Growing up in Acton, which lacks the polish of the more refined parts of the borough but is packed full of history, was interesting. Born prematurely with cerebral palsy, I faced a fight to gain access to mainstream schooling (the Council wanted to send me to a specialist school an hour away because ‘that’s where the disabled kids go) and to retain my much-needed physiotherapy beyond the age of four. Both battles were won and I was able to go off and study at university.

My candidacy in my home ward of Acton Central, which found itself represented by three Tories for the first time in living memory, might have been unlikely – the stock response to residents who complained that all politicians were the same could have been ‘how many disabled 24-year-olds do you get knocking on the door, then?’ – but it was made possible by the hard work of an excellent organiser, my hardworking fellow candidates and a loyal band of local activists.

We were encouraged by what we found on the doorstep. Residents of Acton hadn’t given up on Labour whatever the commentariat were saying about Gordon Brown. They were genuinely pleased to hear from us about local issues and the famous LabourList t-shirt was also well received. At the end of it all, this campaign proved the old adage correct: leaflets don’t win elections, street stalls don’t win elections and not even telephone canvassing can get you over the line. For all the talk about new media, face-to-face contact is the way to build a rapport with your residents.

So while the shoe leather suffered and it was a tough campaign to fight, I can honestly say I enjoyed every moment of it. It was a real thrill to take the Labour message to the very places politicians are afraid to go: the neglected council tower blocks, young voters, the disaffected and the distrustful and even those who had indicated an intention to vote for another party.
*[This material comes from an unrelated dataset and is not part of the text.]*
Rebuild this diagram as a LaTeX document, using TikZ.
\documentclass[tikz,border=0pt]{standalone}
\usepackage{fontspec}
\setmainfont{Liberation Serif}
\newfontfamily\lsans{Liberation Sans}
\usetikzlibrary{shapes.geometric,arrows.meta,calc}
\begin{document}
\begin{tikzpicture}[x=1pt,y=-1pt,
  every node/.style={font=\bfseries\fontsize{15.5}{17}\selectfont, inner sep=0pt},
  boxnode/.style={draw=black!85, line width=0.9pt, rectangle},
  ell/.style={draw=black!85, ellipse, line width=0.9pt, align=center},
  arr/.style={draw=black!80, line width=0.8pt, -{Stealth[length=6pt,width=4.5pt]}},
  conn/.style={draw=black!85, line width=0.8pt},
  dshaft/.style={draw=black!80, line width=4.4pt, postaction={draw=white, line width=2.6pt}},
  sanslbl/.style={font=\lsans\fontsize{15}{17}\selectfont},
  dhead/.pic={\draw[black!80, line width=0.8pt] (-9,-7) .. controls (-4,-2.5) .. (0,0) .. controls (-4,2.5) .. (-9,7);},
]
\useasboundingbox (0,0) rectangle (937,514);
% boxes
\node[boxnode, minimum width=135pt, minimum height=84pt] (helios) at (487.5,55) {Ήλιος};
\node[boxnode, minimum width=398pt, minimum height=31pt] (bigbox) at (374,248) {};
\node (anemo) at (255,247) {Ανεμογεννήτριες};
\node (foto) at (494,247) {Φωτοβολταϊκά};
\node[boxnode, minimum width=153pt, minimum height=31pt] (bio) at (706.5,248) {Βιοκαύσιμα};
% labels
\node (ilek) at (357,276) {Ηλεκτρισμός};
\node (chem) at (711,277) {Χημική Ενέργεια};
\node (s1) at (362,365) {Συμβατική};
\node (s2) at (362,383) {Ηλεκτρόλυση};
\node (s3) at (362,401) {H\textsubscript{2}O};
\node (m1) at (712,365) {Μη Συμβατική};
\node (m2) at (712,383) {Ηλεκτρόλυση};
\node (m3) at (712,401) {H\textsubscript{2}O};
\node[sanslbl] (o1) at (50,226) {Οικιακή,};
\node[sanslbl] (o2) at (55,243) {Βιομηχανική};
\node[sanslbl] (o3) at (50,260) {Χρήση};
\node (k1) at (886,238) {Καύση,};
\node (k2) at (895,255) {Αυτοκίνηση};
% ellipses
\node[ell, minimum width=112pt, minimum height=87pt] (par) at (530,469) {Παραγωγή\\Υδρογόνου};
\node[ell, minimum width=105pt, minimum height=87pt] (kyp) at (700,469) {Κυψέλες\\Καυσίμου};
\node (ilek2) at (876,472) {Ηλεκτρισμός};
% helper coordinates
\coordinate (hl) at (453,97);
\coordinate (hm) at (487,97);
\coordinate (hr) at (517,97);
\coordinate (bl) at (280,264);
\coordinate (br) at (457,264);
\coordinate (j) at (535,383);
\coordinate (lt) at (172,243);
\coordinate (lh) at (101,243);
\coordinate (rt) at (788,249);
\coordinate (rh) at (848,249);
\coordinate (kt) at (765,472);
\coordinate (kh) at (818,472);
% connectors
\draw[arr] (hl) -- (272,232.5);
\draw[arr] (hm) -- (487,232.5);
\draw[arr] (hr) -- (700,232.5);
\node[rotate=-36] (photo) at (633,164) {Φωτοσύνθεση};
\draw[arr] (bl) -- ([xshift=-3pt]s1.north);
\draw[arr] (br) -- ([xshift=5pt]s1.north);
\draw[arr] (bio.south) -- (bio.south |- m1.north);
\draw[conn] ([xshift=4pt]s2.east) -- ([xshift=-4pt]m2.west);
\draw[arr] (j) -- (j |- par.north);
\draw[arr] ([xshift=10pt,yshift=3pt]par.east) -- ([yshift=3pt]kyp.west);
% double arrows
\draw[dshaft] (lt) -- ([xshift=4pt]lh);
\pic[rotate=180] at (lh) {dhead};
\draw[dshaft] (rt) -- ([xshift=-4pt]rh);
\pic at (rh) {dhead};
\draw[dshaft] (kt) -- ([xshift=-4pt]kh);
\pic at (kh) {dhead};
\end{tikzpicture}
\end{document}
Making contact with these people proved instructive – most were eager to talk, almost all were respectful and, after a chat about our priorities to try and fight for a better deal for Acton residents, plenty said they’d think again about where they’d mark their ballot paper.
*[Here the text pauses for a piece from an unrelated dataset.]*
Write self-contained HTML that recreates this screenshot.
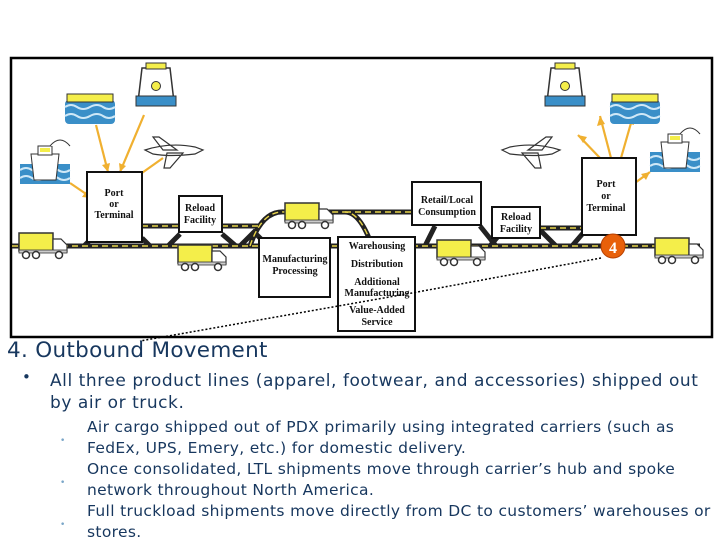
<!DOCTYPE html>
<html><head><meta charset="utf-8"><style>
body{margin:0;width:720px;height:540px;background:#fff;overflow:hidden;position:relative;font-family:"DejaVu Sans","Liberation Sans",sans-serif;color:#17375e}
svg{position:absolute;left:0;top:0}
.t{position:absolute;white-space:nowrap}
.lbl{font-family:"Liberation Serif",serif;font-size:10px;font-weight:bold;fill:#111;text-anchor:middle}
</style></head><body>
<svg width="720" height="540" viewBox="0 0 720 540">
<defs>
<g id="truck"><rect x="0" y="0" width="34" height="18" fill="#f4ee4a" stroke="#333" stroke-width="1.5"/><path d="M34 6h8l6 6v7h-14z" fill="#fff" stroke="#333" stroke-width="1.2"/><rect x="0" y="17" width="48" height="3" fill="#ccc" stroke="#333" stroke-width=".8"/><circle cx="7" cy="22" r="3.5" fill="#fff" stroke="#333" stroke-width="1.5"/><circle cx="17" cy="22" r="3.5" fill="#fff" stroke="#333" stroke-width="1.5"/><circle cx="40" cy="22" r="3.5" fill="#fff" stroke="#333" stroke-width="1.5"/></g>
<g id="ship"><path d="M0 22h50v20h-50z" fill="#3a8fc8"/><path d="M0 28q6-4 12 0t13 0t13 0t12 0M0 36q6-4 12 0t13 0t13 0t12 0" stroke="#cfe8f7" stroke-width="2" fill="none"/><path d="M14 38l-3-26h28l-3 26z" fill="#fff" stroke="#333"/><rect x="18" y="4" width="14" height="9" fill="#fff" stroke="#333"/><rect x="20" y="6" width="10" height="4" fill="#f4ee4a"/><path d="M30 4q10-12 20 0" fill="#fff" stroke="#333"/></g>
<g id="barge"><rect x="0" y="8" width="50" height="24" fill="#3a8fc8" rx="4"/><path d="M0 15q6-4 12 0t13 0t13 0t12 0M0 24q6-4 12 0t13 0t13 0t12 0" stroke="#cfe8f7" stroke-width="2" fill="none"/><rect x="2" y="2" width="46" height="8" fill="#f4ee4a" stroke="#333"/></g>
<g id="train"><path d="M4 36l4-34h28l4 34z" fill="#fff" stroke="#333" stroke-width="1.5"/><rect x="12" y="-3" width="20" height="6" fill="#f4ee4a" stroke="#333"/><circle cx="22" cy="20" r="4.5" fill="#f4ee4a" stroke="#333"/><path d="M2 30h40v10h-40z" fill="#3a8fc8" stroke="#333"/></g>
<g id="plane"><path d="M0 10q25-8 50-3l8 3-8 4q-25 3-42 0zM18 10l-10-13h6l18 13zM22 13l-3 15h6l13-15z" fill="#fff" stroke="#333" stroke-width="1.2"/></g>
</defs>
<rect x="11" y="58" width="701" height="279" fill="#fff" stroke="#000" stroke-width="2.5"/>
<g stroke="#222" stroke-width="5" fill="none">
<path d="M12 246H700"/><path d="M142 226H180M222 226H260"/><path d="M240 246L254 232L268 246"/>
<path d="M168 246L180 234M222 234L236 246"/>
<path d="M250 246Q262 210 285 212H345Q360 212 372 246"/><path d="M345 212H412"/>
<path d="M425 246L435 226M480 226L496 246"/><path d="M490 246L505 228M540 228H584M540 230L556 246M572 246L584 232"/>
<path d="M84 246L92 238M142 238L150 246"/>
</g>
<g stroke="#e8d44a" stroke-width="1.4" stroke-dasharray="6 4" fill="none">
<path d="M12 246H700"/><path d="M142 226H180M222 226H260"/><path d="M250 246Q262 210 285 212H345Q360 212 372 246"/><path d="M345 212H412"/><path d="M540 228H584"/>
</g>
<g stroke="#f0b030" stroke-width="2.2" fill="none">
<path d="M70 183L92 198"/><path d="M96 125L108 172"/><path d="M144 115L120 172"/><path d="M163 158L132 180"/>
<path d="M600 158L578 135"/><path d="M611 158L600 116"/><path d="M621 158L633 116"/><path d="M628 188L650 172"/>
</g>
<g fill="#f0b030">
<path d="M92 198l-10-1 5-7z"/><path d="M108 172l-6-7 8-2z"/><path d="M120 172l-1-9 7 3z"/><path d="M132 180l4-8 5 6z"/>
<path d="M578 135l9 2-4 6z"/><path d="M600 116l5 8-8 2z"/><path d="M633 116l1 9-7-2z"/><path d="M650 172l-4 8-5-6z"/>
</g>
<g fill="#fff" stroke="#111" stroke-width="2">
<rect x="87" y="172" width="55" height="70"/><rect x="179" y="196" width="43" height="36"/>
<rect x="259" y="238" width="71" height="59"/><rect x="338" y="237" width="77" height="94"/>
<rect x="412" y="182" width="69" height="43"/><rect x="492" y="207" width="48" height="31"/>
<rect x="582" y="158" width="54" height="77"/>
</g>
<text class="lbl" x="114" y="196">Port</text><text class="lbl" x="114" y="207">or</text><text class="lbl" x="114" y="218">Terminal</text>
<text class="lbl" x="200" y="211">Reload</text><text class="lbl" x="200" y="223">Facility</text>
<text class="lbl" x="295" y="262">Manufacturing</text><text class="lbl" x="295" y="274">Processing</text>
<text class="lbl" x="377" y="249">Warehousing</text><text class="lbl" x="377" y="267">Distribution</text><text class="lbl" x="377" y="285">Additional</text><text class="lbl" x="377" y="296">Manufacturing</text><text class="lbl" x="377" y="313">Value-Added</text><text class="lbl" x="377" y="325">Service</text>
<text class="lbl" x="447" y="203">Retail/Local</text><text class="lbl" x="447" y="215">Consumption</text>
<text class="lbl" x="516" y="220">Reload</text><text class="lbl" x="516" y="232">Facility</text>
<text class="lbl" x="606" y="187">Port</text><text class="lbl" x="606" y="199">or</text><text class="lbl" x="606" y="211">Terminal</text>
<use href="#truck" x="19" y="233"/><use href="#truck" x="178" y="245"/><use href="#truck" x="285" y="203"/><use href="#truck" x="437" y="240"/><use href="#truck" x="655" y="238"/>
<use href="#ship" x="20" y="142"/><use href="#barge" x="65" y="92"/><use href="#train" x="134" y="66"/><use href="#plane" x="145" y="140"/>
<use href="#train" x="543" y="66"/><use href="#barge" x="610" y="92"/><use href="#ship" x="650" y="130"/><g transform="translate(560,140) scale(-1,1)"><use href="#plane" x="0" y="0"/></g>
<circle cx="613" cy="246" r="12" fill="#e8600a" stroke="#b84000"/>
<text x="613" y="253" font-family="Liberation Serif,serif" font-size="16" font-weight="bold" fill="#fff" text-anchor="middle">4</text>
<path d="M601 258L412 293L140 341" stroke="#000" stroke-width="1.5" stroke-dasharray="2 2" fill="none"/>
</svg>
<div class="t" style="left:7px;top:338px;font-size:21.5px;letter-spacing:0.3px">4. Outbound Movement</div>
<div class="t" style="left:22px;top:368px;font-size:15px">•</div>
<div class="t" style="left:50px;top:370px;font-size:17px;line-height:22px;letter-spacing:0.55px">All three product lines (apparel, footwear, and accessories) shipped out<br>by air or truck.</div>
<div class="t" style="left:87px;top:417px;font-size:15.5px;line-height:21px;letter-spacing:0.33px">Air cargo shipped out of PDX primarily using integrated carriers (such as<br>FedEx, UPS, Emery, etc.) for domestic delivery.<br>Once consolidated, LTL shipments move through carrier’s hub and spoke<br>network throughout North America.<br>Full truckload shipments move directly from DC to customers’ warehouses or<br>stores.</div>
<div class="t" style="left:60px;top:420px;font-size:9px;color:#7aa6c8;line-height:42px">•<br>•<br>•</div>
</body></html>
The result was something of a stunner. My Acton Central ward, which had Tory on the back of the problems posed by a combination of Ken Livingstone’s west London tram and a set of national scandals that hardly helped matters, returned three Labour councillors. Why? Having the general election simultaneously helped in getting our voters to the polls but the voters also endorsed our pledge to take council housing back in house and our ambition to bring more investment to Acton. The difficult bit’s still to come: making a real difference for people as a councillor, but I’m relishing the challenge.